Step 4: You can start filling the void with E-Wood. If the void is large enough you can insert lengths of pressure treated 2x4s into it and pack the E-Wood around them. Just make sure that you don’t leave any large air pockets in the void. Cured E-Wood is structurally stronger than the wood itself. Don’t bring the surface of the E-Wood all the way out to the surface of the log, leave about 1/8” to 1/4” inch depressed in from the surface of the wood. Allow the E-Wood to harden.

Step 5: If the log has a stain on it sand the entire affected log down to bare wood. This will help prevent the repaired areas from standing out compared to the rest of the wall and will also remove any M-Balm or E-Wood that may have inadvertently adhered to the exterior surface of the logs.

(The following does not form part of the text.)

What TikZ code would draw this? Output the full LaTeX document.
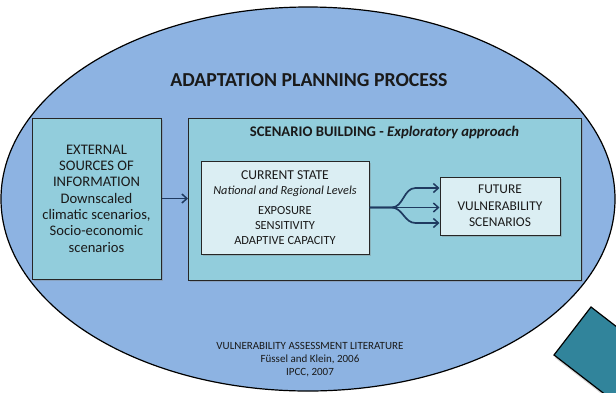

Step 6: Fill in the 1/8” to 1/4” depression with a layer of Energy Seal. Choosing the right color is critical in order for the repaired area to blend in with the rest of the wall. If you are artistically creative you can texture the Energy Seal to match the surrounding wood and even use a different color Energy Seal to create wood grain and simulated knots.

Step 7: Allow the Energy Seal to dry for a few days then apply a matching Lifeline stain and topcoat to the entire sanded log. For repairing a log that does not carry any weight on it, such as a log end, a low-expansion urethane foam like our Pur Fill 1G foam may be used in place of the E-Wood to fill the void. Sections of 2x4s can still be used to help fill the void. Again, leave about 1/8” from the surface empty to later fill with Energy Seal. Never leave the urethane foam exposed to the environment for more than a few days. Direct sunlight degrades it fairly rapidly.

One thing to keep in mind about these types of repairs is that the repaired areas will weather differently than the rest of the wall and may take some special attention when it comes time to refinish the wall.